*DO THIS:* Only the lines between the line holding "Recreate this image as a Python" and the line holding "plt.rcParams['font.family'] = ['Liberation", both of those included, should be copied exactly; drop the pictures.

start DATA FOR THIS TASK

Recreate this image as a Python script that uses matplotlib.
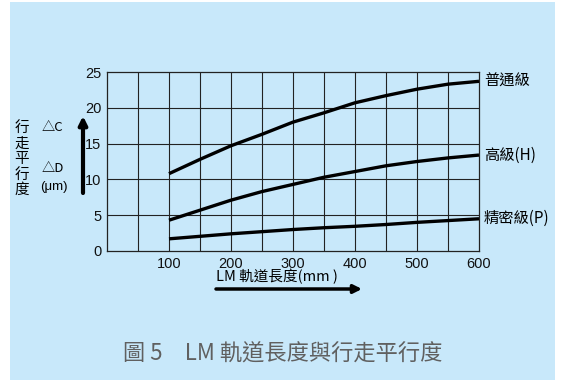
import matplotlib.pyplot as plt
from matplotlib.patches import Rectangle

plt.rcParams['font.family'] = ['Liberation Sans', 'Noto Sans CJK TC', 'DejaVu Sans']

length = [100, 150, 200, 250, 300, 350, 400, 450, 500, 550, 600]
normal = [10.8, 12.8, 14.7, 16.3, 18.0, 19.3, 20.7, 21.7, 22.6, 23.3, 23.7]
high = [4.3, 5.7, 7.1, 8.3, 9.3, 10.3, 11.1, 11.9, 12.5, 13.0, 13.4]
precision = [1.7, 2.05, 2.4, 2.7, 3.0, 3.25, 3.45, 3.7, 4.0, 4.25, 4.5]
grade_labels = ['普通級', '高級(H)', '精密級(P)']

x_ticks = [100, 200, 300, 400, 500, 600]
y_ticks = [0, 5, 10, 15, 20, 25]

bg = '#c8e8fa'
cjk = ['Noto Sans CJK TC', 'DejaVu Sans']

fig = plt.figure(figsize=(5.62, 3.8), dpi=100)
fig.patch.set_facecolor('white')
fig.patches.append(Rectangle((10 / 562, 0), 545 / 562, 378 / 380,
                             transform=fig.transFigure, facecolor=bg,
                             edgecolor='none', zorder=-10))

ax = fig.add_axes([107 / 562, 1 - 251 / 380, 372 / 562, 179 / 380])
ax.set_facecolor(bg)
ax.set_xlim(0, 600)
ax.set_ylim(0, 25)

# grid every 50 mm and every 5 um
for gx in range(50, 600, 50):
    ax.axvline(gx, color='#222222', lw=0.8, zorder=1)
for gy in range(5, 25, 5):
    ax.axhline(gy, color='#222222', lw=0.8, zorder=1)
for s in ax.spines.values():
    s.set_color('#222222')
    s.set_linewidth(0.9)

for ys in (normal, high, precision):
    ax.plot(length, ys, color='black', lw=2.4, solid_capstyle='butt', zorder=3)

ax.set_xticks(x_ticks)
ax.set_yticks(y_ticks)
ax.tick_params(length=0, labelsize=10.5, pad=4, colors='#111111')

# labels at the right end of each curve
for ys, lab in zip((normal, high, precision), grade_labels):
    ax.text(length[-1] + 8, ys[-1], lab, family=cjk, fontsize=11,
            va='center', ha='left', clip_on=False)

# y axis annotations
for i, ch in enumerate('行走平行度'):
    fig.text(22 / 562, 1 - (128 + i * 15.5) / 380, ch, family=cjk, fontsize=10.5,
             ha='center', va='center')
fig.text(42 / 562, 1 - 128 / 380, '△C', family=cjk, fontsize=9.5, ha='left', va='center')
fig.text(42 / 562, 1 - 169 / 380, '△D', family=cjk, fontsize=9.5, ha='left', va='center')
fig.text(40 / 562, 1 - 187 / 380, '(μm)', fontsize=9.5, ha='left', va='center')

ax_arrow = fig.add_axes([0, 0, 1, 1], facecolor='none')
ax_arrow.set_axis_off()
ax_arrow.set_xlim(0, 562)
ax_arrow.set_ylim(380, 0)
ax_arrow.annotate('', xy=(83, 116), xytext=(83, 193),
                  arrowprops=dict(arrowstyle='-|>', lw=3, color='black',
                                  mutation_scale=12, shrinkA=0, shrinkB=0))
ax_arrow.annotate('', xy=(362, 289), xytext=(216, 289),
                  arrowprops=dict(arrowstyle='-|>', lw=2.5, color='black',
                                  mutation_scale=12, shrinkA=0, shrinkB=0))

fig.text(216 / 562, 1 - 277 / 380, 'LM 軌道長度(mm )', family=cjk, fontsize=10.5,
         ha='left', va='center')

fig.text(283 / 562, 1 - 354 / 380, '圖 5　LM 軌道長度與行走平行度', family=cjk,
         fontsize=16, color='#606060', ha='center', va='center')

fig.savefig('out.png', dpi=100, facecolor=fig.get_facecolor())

end DATA FOR THIS TASK
start DATA FOR THIS TASK

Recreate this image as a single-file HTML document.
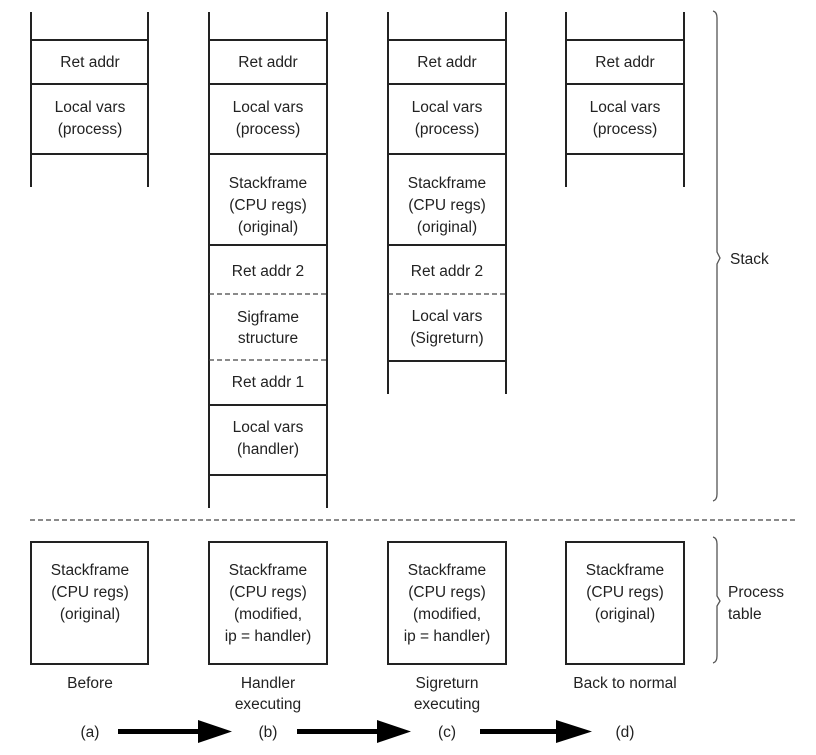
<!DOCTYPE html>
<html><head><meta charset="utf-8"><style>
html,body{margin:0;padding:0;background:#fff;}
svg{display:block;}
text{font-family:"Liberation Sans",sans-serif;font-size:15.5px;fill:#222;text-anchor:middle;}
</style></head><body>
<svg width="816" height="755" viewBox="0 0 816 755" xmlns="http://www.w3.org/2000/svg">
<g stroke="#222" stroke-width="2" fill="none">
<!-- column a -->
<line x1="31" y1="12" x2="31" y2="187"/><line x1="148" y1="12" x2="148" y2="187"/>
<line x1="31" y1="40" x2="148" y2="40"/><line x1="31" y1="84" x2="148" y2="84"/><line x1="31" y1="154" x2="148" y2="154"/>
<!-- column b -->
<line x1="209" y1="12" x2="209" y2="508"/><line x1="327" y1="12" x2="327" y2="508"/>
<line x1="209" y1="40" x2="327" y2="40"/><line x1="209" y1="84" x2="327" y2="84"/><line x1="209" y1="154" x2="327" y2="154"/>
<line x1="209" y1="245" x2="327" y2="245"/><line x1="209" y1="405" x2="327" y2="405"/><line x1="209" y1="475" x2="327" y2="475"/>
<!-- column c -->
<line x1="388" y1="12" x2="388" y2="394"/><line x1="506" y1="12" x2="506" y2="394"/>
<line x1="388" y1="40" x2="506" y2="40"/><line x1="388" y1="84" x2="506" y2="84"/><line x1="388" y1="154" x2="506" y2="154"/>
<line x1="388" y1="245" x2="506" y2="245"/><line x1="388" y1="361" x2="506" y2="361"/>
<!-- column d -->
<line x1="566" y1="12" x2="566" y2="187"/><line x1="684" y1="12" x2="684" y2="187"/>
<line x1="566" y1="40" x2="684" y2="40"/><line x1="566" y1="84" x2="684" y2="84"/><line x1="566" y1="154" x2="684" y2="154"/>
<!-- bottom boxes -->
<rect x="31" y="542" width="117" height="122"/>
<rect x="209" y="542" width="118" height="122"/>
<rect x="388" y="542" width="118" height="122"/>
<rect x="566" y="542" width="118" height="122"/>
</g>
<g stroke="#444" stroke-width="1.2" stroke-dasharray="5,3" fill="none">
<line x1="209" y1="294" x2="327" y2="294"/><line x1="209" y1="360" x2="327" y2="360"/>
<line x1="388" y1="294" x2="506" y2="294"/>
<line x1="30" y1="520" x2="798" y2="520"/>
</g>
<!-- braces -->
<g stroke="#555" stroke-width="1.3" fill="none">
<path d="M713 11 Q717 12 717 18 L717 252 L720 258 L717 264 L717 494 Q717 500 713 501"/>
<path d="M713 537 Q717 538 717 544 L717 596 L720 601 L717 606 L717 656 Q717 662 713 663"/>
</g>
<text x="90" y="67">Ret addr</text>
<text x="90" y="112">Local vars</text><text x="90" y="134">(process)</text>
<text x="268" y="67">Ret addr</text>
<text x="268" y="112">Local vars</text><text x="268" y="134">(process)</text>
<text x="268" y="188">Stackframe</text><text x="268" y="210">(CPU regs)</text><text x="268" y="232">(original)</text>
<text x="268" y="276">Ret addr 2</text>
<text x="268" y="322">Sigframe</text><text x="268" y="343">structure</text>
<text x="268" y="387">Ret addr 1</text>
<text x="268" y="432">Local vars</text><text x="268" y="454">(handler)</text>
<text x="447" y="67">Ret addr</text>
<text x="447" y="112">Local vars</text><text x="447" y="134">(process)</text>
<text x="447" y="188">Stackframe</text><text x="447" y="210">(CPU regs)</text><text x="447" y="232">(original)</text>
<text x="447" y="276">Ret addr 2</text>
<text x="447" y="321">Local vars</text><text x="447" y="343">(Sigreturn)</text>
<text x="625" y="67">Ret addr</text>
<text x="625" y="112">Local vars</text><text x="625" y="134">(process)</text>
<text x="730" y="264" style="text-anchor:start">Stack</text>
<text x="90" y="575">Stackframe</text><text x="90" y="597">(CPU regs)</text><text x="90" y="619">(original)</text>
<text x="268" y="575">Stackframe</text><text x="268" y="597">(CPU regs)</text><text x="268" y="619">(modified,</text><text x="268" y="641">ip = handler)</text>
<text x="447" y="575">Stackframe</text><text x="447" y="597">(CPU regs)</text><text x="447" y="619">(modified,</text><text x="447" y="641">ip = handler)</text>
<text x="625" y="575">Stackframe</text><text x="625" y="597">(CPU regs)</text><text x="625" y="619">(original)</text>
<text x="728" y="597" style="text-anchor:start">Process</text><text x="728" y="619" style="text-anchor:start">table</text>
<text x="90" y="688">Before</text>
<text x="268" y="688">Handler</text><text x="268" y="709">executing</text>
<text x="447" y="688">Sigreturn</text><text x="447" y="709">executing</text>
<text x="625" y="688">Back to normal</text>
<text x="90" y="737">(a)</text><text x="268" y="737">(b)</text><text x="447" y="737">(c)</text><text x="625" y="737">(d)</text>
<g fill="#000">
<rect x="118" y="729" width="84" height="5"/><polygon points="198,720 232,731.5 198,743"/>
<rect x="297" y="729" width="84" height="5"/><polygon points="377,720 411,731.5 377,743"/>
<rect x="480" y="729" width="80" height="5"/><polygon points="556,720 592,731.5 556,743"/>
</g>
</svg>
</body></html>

end DATA FOR THIS TASK

*TASK RESPONSE:*
Recreate this image as a Python script that uses matplotlib.
import matplotlib.pyplot as plt
from matplotlib.patches import Rectangle

plt.rcParams['font.family'] = ['Liberation Sans', 'Noto Sans CJK TC', 'DejaVu Sans']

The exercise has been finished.